As it has done many times across the world, the US then attempted to impose its version of a liberal democracy on Iraq. It has repeatedly failed in these projects, from Africa to Afghanistan, and it failed here, too. The usual manner in which the US goes about to achieve these ambitions is to unearth an US-based expatriate or two from the country that is the regime change target, send them back to their homeland as political leaders and throw in a few billions of dollars.

Most of the time, this has been a recipe for disaster. The expat, who may fled his homeland decades ago, may no longer be in touch with the grassroot realities and is almost inevitably viewed by his countrymen as a Washington yes-man. The dollars immediately lead to extreme corruption, with officials of the newly installed administration and private contractors — both American and local — forming unholy alliances at the cost of the common people. Closer home, we have seen that happen with terrible costs in Afghanistan.

Also, in a truly ill-advised move, the US barred the long-ruling Ba’ath Party, which had been led by Saddam Hussein, from taking part in elections, thus creating a political vacuum. It also led to widespread sectorial violence between the Shias and the Sunnis. The first post-war election was won by an electoral coalition cobbled together by the Americans out of mostly Shia groups, whose militia proceeded immediately to act against the Sunnis. Thousands of Sunnis were turned into refugees in their own land. The Ba’ath Party, originally dominated by Shias but which, over the decades, had become Sunni majority, had essentially been a somewhat secular force that rated its “Arab identity” above divisions within Islam.

The US compounded the problem by arresting dissident Iraqis, former Ba’athists and Islamist jehadis and putting them all together in prison camps. Though their ideologies may not have been fully aligned in the past, they made common cause now against the West. Abu Bakr al-Baghdadi, who would go on to lead the ISIS, joined Al-Qaeda when in prison.
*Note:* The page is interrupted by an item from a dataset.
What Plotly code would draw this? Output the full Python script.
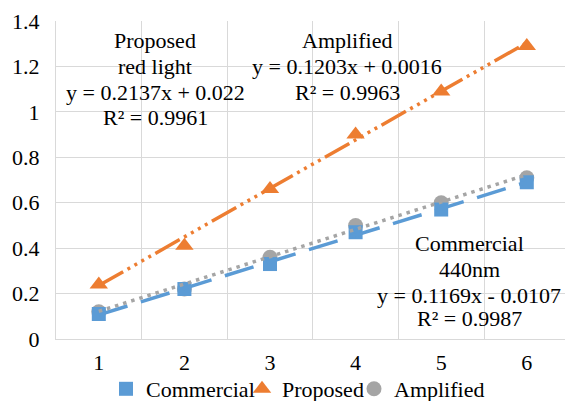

Other fronts like the Al-Nasra, an Islamist fundamentalist militia that would ignite the civil war in Syria, were also possibly formed in these American prison camps.

Released by the Americans from jail, men like these got to work, leading to both full-fledged civil war in Iraq and Syria and a multitude of random terrorist bombings. The ISIS has committed unspeakable atrocities on thousands of innocents, from driving women and even children to sex slavery and mass murder. Yes, it is now a shadow of its former self, and al-Baghdadi himself died by suicide during a US raid on his hideout in 2019. But it is a matter of debate how much of the terrorist organisation’s decline was due to US action and how much due to Russian president Vladimir Putin’s decisive military action against the ISIS in Syria between 2015 and 2017.
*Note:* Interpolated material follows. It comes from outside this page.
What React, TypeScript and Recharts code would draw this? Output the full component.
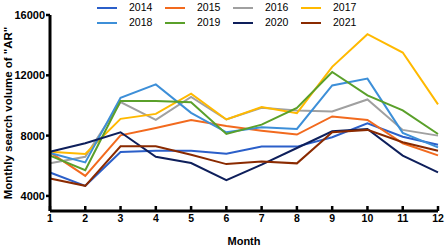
import React from 'react';
import { LineChart, Line, XAxis, YAxis, Label } from 'recharts';

const MONTHS = [1, 2, 3, 4, 5, 6, 7, 8, 9, 10, 11, 12];
const YEARS = ['2014', '2015', '2016', '2017', '2018', '2019', '2020', '2021'];

const V2014 = [5550, 4670, 6910, 7000, 7000, 6800, 7270, 7270, 7890, 8820, 7930, 7400];
const V2015 = [6890, 5330, 8020, 8510, 9040, 8640, 8330, 8070, 9270, 9040, 7490, 6690];
const V2016 = [6160, 6600, 10220, 9040, 10560, 9070, 9840, 9670, 9600, 10400, 8380, 8000];
const V2017 = [6930, 6780, 9110, 9440, 10780, 9070, 9890, 9490, 12560, 14730, 13510, 10070];
const V2018 = [6850, 6220, 10510, 11400, 9510, 8220, 8560, 8440, 11330, 11780, 8180, 7220];
const V2019 = [6670, 5710, 10290, 10290, 10220, 8110, 8730, 9840, 12220, 10670, 9670, 8110];
const V2020 = [6930, 7490, 8220, 6600, 6180, 5040, 6070, 7180, 8290, 8440, 6670, 5560];
const V2021 = [5160, 4670, 7290, 7290, 6730, 6110, 6290, 6160, 8220, 8380, 7560, 7000];

const SERIES = [V2014, V2015, V2016, V2017, V2018, V2019, V2020, V2021];
const COLORS = ['#2b5fc9', '#f26a1e', '#a0a0a0', '#ffb900', '#3d8fd8', '#5aa02a', '#0e1f5b', '#8a2a00'];

const Y_TICKS = [4000, 8000, 12000, 16000];

const DATA = MONTHS.map((m, i) => {
  const row: Record<string, number> = { month: m };
  YEARS.forEach((y, k) => { row[y] = SERIES[k][i]; });
  return row;
});

const FONT = '"Liberation Sans", Arial, sans-serif';

// two rows of four, laid out like the original key
function YearLegend() {
  const rows = [YEARS.slice(0, 4), YEARS.slice(4)];
  return (
    <div style={{ position: 'absolute', left: 97, top: 0, fontFamily: FONT, fontSize: 10.5, color: '#000', lineHeight: 1 }}>
      {rows.map((row, r) => (
        <div key={r} style={{ display: 'flex', height: 15, alignItems: 'center' }}>
          {row.map((year) => {
            const idx = YEARS.indexOf(year);
            return (
              <div key={year} style={{ display: 'flex', alignItems: 'center', width: 68 }}>
                <span style={{ display: 'inline-block', width: 20, height: 2, background: COLORS[idx], marginRight: 12 }} />
                <span>{year}</span>
              </div>
            );
          })}
        </div>
      ))}
    </div>
  );
}

export default function App() {
  return (
    <div style={{ position: 'absolute', left: 0, top: 0, width: 447, height: 248, background: '#fff' }}>
      <LineChart width={447} height={248} data={DATA} margin={{ top: 15, right: 9, bottom: 0, left: 0 }}>
        <XAxis
          dataKey="month"
          type="number"
          domain={[1, 12]}
          ticks={MONTHS}
          height={37}
          axisLine={{ stroke: '#000', strokeWidth: 3 }}
          tickLine={{ stroke: '#000', strokeWidth: 2.5 }}
          tickSize={-5}
          tickMargin={9}
          tick={{ fill: '#000', fontSize: 10.5, fontWeight: 700, fontFamily: FONT }}
        >
          <Label value="Month" position="insideBottom" offset={3} style={{ fill: '#000', fontSize: 11, fontWeight: 700, fontFamily: FONT }} />
        </XAxis>
        <YAxis
          type="number"
          domain={[3000, 16000]}
          ticks={Y_TICKS}
          width={50}
          axisLine={{ stroke: '#000', strokeWidth: 3 }}
          tickLine={{ stroke: '#000', strokeWidth: 2.5 }}
          tickSize={4}
          tickMargin={1}
          tick={{ fill: '#000', fontSize: 11, fontWeight: 700, fontFamily: FONT }}
        >
          <Label value='Monthly search volume of "AR"' angle={-90} position="center" dx={-17} style={{ fill: '#000', fontSize: 11.5, fontWeight: 700, fontFamily: FONT, textAnchor: 'middle' }} />
        </YAxis>
        {YEARS.map((year, k) => (
          <Line
            key={year}
            dataKey={year}
            type="linear"
            stroke={COLORS[k]}
            strokeWidth={2}
            dot={false}
            isAnimationActive={false}
          />
        ))}
      </LineChart>
      <YearLegend />
    </div>
  );
}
At one point, the ISIS controlled large parts of Iraq, though they seem to have been driven out now from most of it.

Tellingly, in an October 2015 CNN interview, Blair apologised for his “mistakes” over the Iraq war and admitted that there were “elements of truth” to the theory that the invasion helped promote the rise of the IS.

The US ambition of creation of a “liberal international order”, wrote John J Mersheimer in 2019, perhaps, the greatest living American expert on international relations, “was flawed from the start and thus destined to fail. The spread of liberal democracy around the globe — essential for building that order — faced strong resistance because of nationalism, which emphasises self-determination... Furthermore, in the process of helping wreck Iraq and Syria, the Bush and Obama administrations played a crucial role in creating the Islamic State of Iraq and Syria, which the United States went to war against in 2014.”

Saddam Hussein may have well been a vile autocrat, but one doubts if the lives of Iraqis have improved much in the last 20 years.

Sandipan Deb is an independent writer. Views are personal.